▸ TASK
Restate the data word for word and leave the images out.

▸ DATA LINES
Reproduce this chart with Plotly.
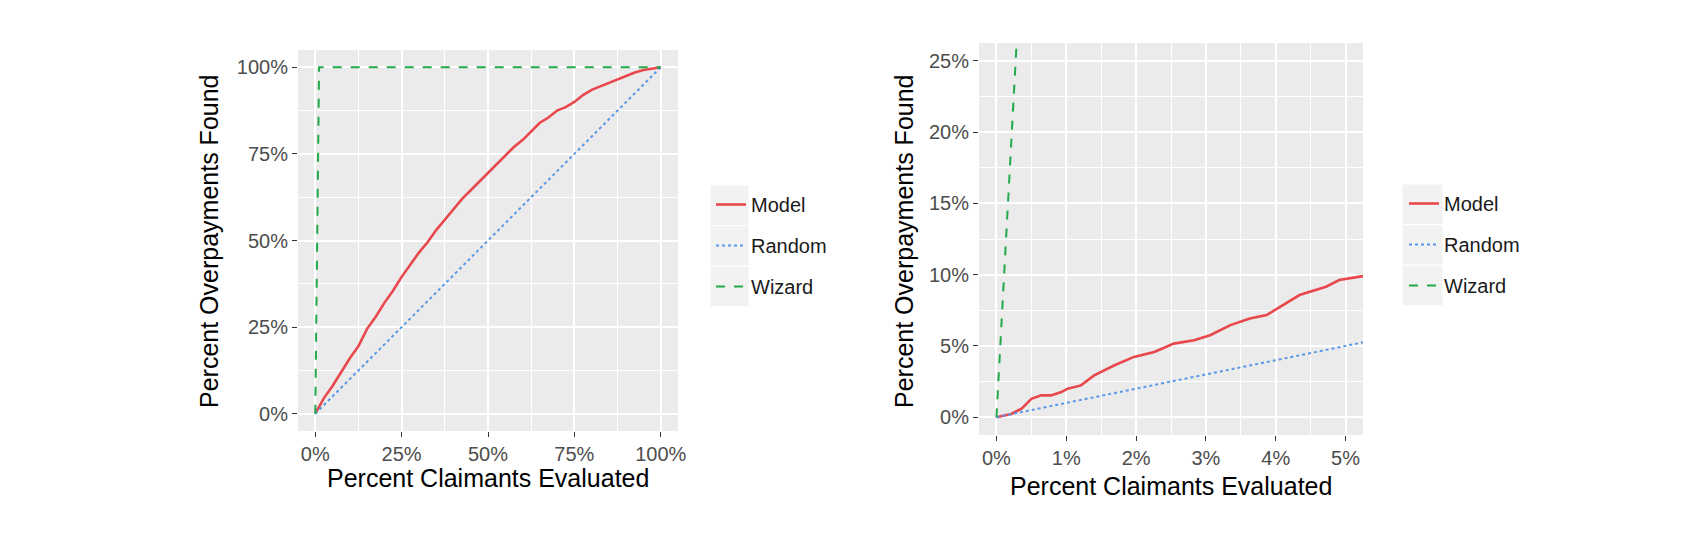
import plotly.graph_objects as go

# ---------------- data (percent units) ----------------
series_names = ["Model", "Random", "Wizard"]

model_x_full = [0, 2.5, 5, 7.5, 10, 12.5, 15, 17.5, 20, 22.5, 25, 27.5, 30, 32.5, 35, 37.5, 40,
                42.5, 45, 47.5, 50, 52.5, 55, 57.5, 60, 62.5, 65, 67.5, 70, 72.5, 75, 77.5, 80,
                82.5, 85, 87.5, 90, 92.5, 95, 97.5, 100]
model_y_full = [0, 4.5, 8, 12, 16, 19.5, 24.5, 28, 32, 35.5, 39.5, 43, 46.5, 49.5, 53, 56, 59,
                62, 64.5, 67, 69.5, 72, 74.5, 77, 79, 81.5, 84, 85.5, 87.5, 88.5, 90, 92, 93.5,
                94.5, 95.5, 96.5, 97.5, 98.5, 99.2, 99.7, 100]

model_x_zoom = [0, 0.21, 0.36, 0.5, 0.64, 0.78, 0.93, 1.02, 1.21, 1.4, 1.69, 1.97, 2.26, 2.54, 2.83,
                3.06, 3.35, 3.63, 3.87, 4.06, 4.34, 4.72, 4.91, 5.25]
model_y_zoom = [0, 0.23, 0.59, 1.29, 1.53, 1.53, 1.76, 2.0, 2.23, 2.93, 3.64, 4.23, 4.58, 5.16, 5.4,
                5.75, 6.46, 6.92, 7.16, 7.75, 8.57, 9.15, 9.62, 9.9]

random_x = [0, 100]
random_y = [0, 100]

wizard_x = [0, 1.1, 100]
wizard_y = [0, 100, 100]

left_ticks = [0, 25, 50, 75, 100]
left_tick_text = ["0%", "25%", "50%", "75%", "100%"]
left_minor = [12.5, 37.5, 62.5, 87.5]

right_x_ticks = [0, 1, 2, 3, 4, 5]
right_x_text = ["0%", "1%", "2%", "3%", "4%", "5%"]
right_x_minor = [0.5, 1.5, 2.5, 3.5, 4.5]
right_y_ticks = [0, 5, 10, 15, 20, 25]
right_y_text = ["0%", "5%", "10%", "15%", "20%", "25%"]
right_y_minor = [2.5, 7.5, 12.5, 17.5, 22.5]

x_title = "Percent Claimants Evaluated"
y_title = "Percent Overpayments Found"

# ---------------- styling ----------------
W, H = 1682, 556
OFF = 8  # page body margin in the browser
FONT = "Liberation Sans, Arial, sans-serif"
RED, BLUE, GREEN = "#E8474B", "#5B97E6", "#22A94A"
PANEL = "#EBEBEB"

def px_x(x):
    return (x - OFF) / W

def px_y(y):
    return 1 - (y - OFF) / H

fig = go.Figure()

styles = {
    "Model": dict(color=RED, width=2.6, dash="solid"),
    "Random": dict(color=BLUE, width=2.0, dash="dot"),
    "Wizard": dict(color=GREEN, width=2.0, dash="dash"),
}

left_data = {
    "Model": (model_x_full, model_y_full),
    "Random": (random_x, random_y),
    "Wizard": (wizard_x, wizard_y),
}
right_data = {
    "Model": (model_x_zoom, model_y_zoom),
    "Random": (random_x, random_y),
    "Wizard": (wizard_x, wizard_y),
}

for name in series_names:
    x, y = left_data[name]
    fig.add_trace(go.Scatter(x=x, y=y, mode="lines", name=name, line=styles[name],
                             xaxis="x", yaxis="y", legend="legend",
                             legendgroup="L" + name))
for name in series_names:
    x, y = right_data[name]
    fig.add_trace(go.Scatter(x=x, y=y, mode="lines", name=name, line=styles[name],
                             xaxis="x2", yaxis="y2", legend="legend2",
                             legendgroup="R" + name))

tickfont = dict(family=FONT, size=20, color="#4D4D4D")
titlefont = dict(family=FONT, size=25, color="#000000")

def axis(domain, rng, tickvals, ticktext, minor, anchor):
    return dict(
        domain=domain, range=rng, anchor=anchor, automargin=False,
        tickmode="array", tickvals=tickvals, ticktext=ticktext,
        tickfont=tickfont, ticks="outside", ticklen=5, tickwidth=1.4, tickcolor="#333333",
        showgrid=True, gridcolor="white", gridwidth=1.8, zeroline=False, showline=False,
        minor=dict(tickvals=minor, showgrid=True, gridcolor="white", gridwidth=0.9, ticks=""),
        fixedrange=True,
    )

lx = [px_x(298), px_x(678)]
ly = [px_y(431), px_y(50)]
rx = [px_x(979), px_x(1363)]
ry = [px_y(435), px_y(43)]

fig.update_layout(
    width=W, height=H,
    margin=dict(l=0, r=0, t=0, b=0, autoexpand=False),
    paper_bgcolor="white", plot_bgcolor=PANEL,
    font=dict(family=FONT),
    xaxis=axis(lx, [-5, 105], left_ticks, left_tick_text, left_minor, "y"),
    yaxis=axis(ly, [-5, 105], left_ticks, left_tick_text, left_minor, "x"),
    xaxis2=axis(rx, [-0.25, 5.25], right_x_ticks, right_x_text, right_x_minor, "y2"),
    yaxis2=axis(ry, [-1.25, 26.25], right_y_ticks, right_y_text, right_y_minor, "x2"),
    legend=dict(x=px_x(711), y=px_y(185), xanchor="left", yanchor="top",
                bgcolor="rgba(0,0,0,0)", font=dict(family=FONT, size=20, color="#1A1A1A"),
                tracegroupgap=12, itemclick=False, itemdoubleclick=False),
    legend2=dict(x=px_x(1404), y=px_y(184), xanchor="left", yanchor="top",
                 bgcolor="rgba(0,0,0,0)", font=dict(family=FONT, size=20, color="#1A1A1A"),
                 tracegroupgap=12, itemclick=False, itemdoubleclick=False),
    showlegend=True,
)

# axis titles
annotations = []
for (cx, cy) in [(488, 478), (1171, 486)]:
    annotations.append(dict(text=x_title, xref="paper", yref="paper", x=px_x(cx), y=px_y(cy),
                            xanchor="center", yanchor="middle", showarrow=False, font=titlefont))
for (cx, cy) in [(209, 241), (904, 241)]:
    annotations.append(dict(text=y_title, xref="paper", yref="paper", x=px_x(cx), y=px_y(cy),
                            xanchor="center", yanchor="middle", showarrow=False, textangle=-90,
                            font=titlefont))
fig.update_layout(annotations=annotations)

# grey legend key backgrounds (ggplot style)
shapes = []
for (x0, x1, y0) in [(710, 749, 185), (1402, 1443, 184)]:
    for i in range(3):
        shapes.append(dict(type="rect", xref="paper", yref="paper",
                           x0=px_x(x0), x1=px_x(x1),
                           y0=px_y(y0 + 40.6 * (i + 1)), y1=px_y(y0 + 40.6 * i),
                           fillcolor="#F2F2F2", line=dict(color="white", width=1), layer="below"))
fig.update_layout(shapes=shapes)

fig.write_html("out.html")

▸ TASK SOLUTION
Reproduce this chart with Plotly.
import plotly.graph_objects as go

# ---------------- data (percent units) ----------------
series_names = ["Model", "Random", "Wizard"]

model_x_full = [0, 2.5, 5, 7.5, 10, 12.5, 15, 17.5, 20, 22.5, 25, 27.5, 30, 32.5, 35, 37.5, 40,
                42.5, 45, 47.5, 50, 52.5, 55, 57.5, 60, 62.5, 65, 67.5, 70, 72.5, 75, 77.5, 80,
                82.5, 85, 87.5, 90, 92.5, 95, 97.5, 100]
model_y_full = [0, 4.5, 8, 12, 16, 19.5, 24.5, 28, 32, 35.5, 39.5, 43, 46.5, 49.5, 53, 56, 59,
                62, 64.5, 67, 69.5, 72, 74.5, 77, 79, 81.5, 84, 85.5, 87.5, 88.5, 90, 92, 93.5,
                94.5, 95.5, 96.5, 97.5, 98.5, 99.2, 99.7, 100]

model_x_zoom = [0, 0.21, 0.36, 0.5, 0.64, 0.78, 0.93, 1.02, 1.21, 1.4, 1.69, 1.97, 2.26, 2.54, 2.83,
                3.06, 3.35, 3.63, 3.87, 4.06, 4.34, 4.72, 4.91, 5.25]
model_y_zoom = [0, 0.23, 0.59, 1.29, 1.53, 1.53, 1.76, 2.0, 2.23, 2.93, 3.64, 4.23, 4.58, 5.16, 5.4,
                5.75, 6.46, 6.92, 7.16, 7.75, 8.57, 9.15, 9.62, 9.9]

random_x = [0, 100]
random_y = [0, 100]

wizard_x = [0, 1.1, 100]
wizard_y = [0, 100, 100]

left_ticks = [0, 25, 50, 75, 100]
left_tick_text = ["0%", "25%", "50%", "75%", "100%"]
left_minor = [12.5, 37.5, 62.5, 87.5]

right_x_ticks = [0, 1, 2, 3, 4, 5]
right_x_text = ["0%", "1%", "2%", "3%", "4%", "5%"]
right_x_minor = [0.5, 1.5, 2.5, 3.5, 4.5]
right_y_ticks = [0, 5, 10, 15, 20, 25]
right_y_text = ["0%", "5%", "10%", "15%", "20%", "25%"]
right_y_minor = [2.5, 7.5, 12.5, 17.5, 22.5]

x_title = "Percent Claimants Evaluated"
y_title = "Percent Overpayments Found"

# ---------------- styling ----------------
W, H = 1682, 556
OFF = 8  # page body margin in the browser
FONT = "Liberation Sans, Arial, sans-serif"
RED, BLUE, GREEN = "#E8474B", "#5B97E6", "#22A94A"
PANEL = "#EBEBEB"

def px_x(x):
    return (x - OFF) / W

def px_y(y):
    return 1 - (y - OFF) / H

fig = go.Figure()

styles = {
    "Model": dict(color=RED, width=2.6, dash="solid"),
    "Random": dict(color=BLUE, width=2.0, dash="dot"),
    "Wizard": dict(color=GREEN, width=2.0, dash="dash"),
}

left_data = {
    "Model": (model_x_full, model_y_full),
    "Random": (random_x, random_y),
    "Wizard": (wizard_x, wizard_y),
}
right_data = {
    "Model": (model_x_zoom, model_y_zoom),
    "Random": (random_x, random_y),
    "Wizard": (wizard_x, wizard_y),
}

for name in series_names:
    x, y = left_data[name]
    fig.add_trace(go.Scatter(x=x, y=y, mode="lines", name=name, line=styles[name],
                             xaxis="x", yaxis="y", legend="legend",
                             legendgroup="L" + name))
for name in series_names:
    x, y = right_data[name]
    fig.add_trace(go.Scatter(x=x, y=y, mode="lines", name=name, line=styles[name],
                             xaxis="x2", yaxis="y2", legend="legend2",
                             legendgroup="R" + name))

tickfont = dict(family=FONT, size=20, color="#4D4D4D")
titlefont = dict(family=FONT, size=25, color="#000000")

def axis(domain, rng, tickvals, ticktext, minor, anchor):
    return dict(
        domain=domain, range=rng, anchor=anchor, automargin=False,
        tickmode="array", tickvals=tickvals, ticktext=ticktext,
        tickfont=tickfont, ticks="outside", ticklen=5, tickwidth=1.4, tickcolor="#333333",
        showgrid=True, gridcolor="white", gridwidth=1.8, zeroline=False, showline=False,
        minor=dict(tickvals=minor, showgrid=True, gridcolor="white", gridwidth=0.9, ticks=""),
        fixedrange=True,
    )

lx = [px_x(298), px_x(678)]
ly = [px_y(431), px_y(50)]
rx = [px_x(979), px_x(1363)]
ry = [px_y(435), px_y(43)]

fig.update_layout(
    width=W, height=H,
    margin=dict(l=0, r=0, t=0, b=0, autoexpand=False),
    paper_bgcolor="white", plot_bgcolor=PANEL,
    font=dict(family=FONT),
    xaxis=axis(lx, [-5, 105], left_ticks, left_tick_text, left_minor, "y"),
    yaxis=axis(ly, [-5, 105], left_ticks, left_tick_text, left_minor, "x"),
    xaxis2=axis(rx, [-0.25, 5.25], right_x_ticks, right_x_text, right_x_minor, "y2"),
    yaxis2=axis(ry, [-1.25, 26.25], right_y_ticks, right_y_text, right_y_minor, "x2"),
    legend=dict(x=px_x(711), y=px_y(185), xanchor="left", yanchor="top",
                bgcolor="rgba(0,0,0,0)", font=dict(family=FONT, size=20, color="#1A1A1A"),
                tracegroupgap=12, itemclick=False, itemdoubleclick=False),
    legend2=dict(x=px_x(1404), y=px_y(184), xanchor="left", yanchor="top",
                 bgcolor="rgba(0,0,0,0)", font=dict(family=FONT, size=20, color="#1A1A1A"),
                 tracegroupgap=12, itemclick=False, itemdoubleclick=False),
    showlegend=True,
)

# axis titles
annotations = []
for (cx, cy) in [(488, 478), (1171, 486)]:
    annotations.append(dict(text=x_title, xref="paper", yref="paper", x=px_x(cx), y=px_y(cy),
                            xanchor="center", yanchor="middle", showarrow=False, font=titlefont))
for (cx, cy) in [(209, 241), (904, 241)]:
    annotations.append(dict(text=y_title, xref="paper", yref="paper", x=px_x(cx), y=px_y(cy),
                            xanchor="center", yanchor="middle", showarrow=False, textangle=-90,
                            font=titlefont))
fig.update_layout(annotations=annotations)

# grey legend key backgrounds (ggplot style)
shapes = []
for (x0, x1, y0) in [(710, 749, 185), (1402, 1443, 184)]:
    for i in range(3):
        shapes.append(dict(type="rect", xref="paper", yref="paper",
                           x0=px_x(x0), x1=px_x(x1),
                           y0=px_y(y0 + 40.6 * (i + 1)), y1=px_y(y0 + 40.6 * i),
                           fillcolor="#F2F2F2", line=dict(color="white", width=1), layer="below"))
fig.update_layout(shapes=shapes)

fig.write_html("out.html")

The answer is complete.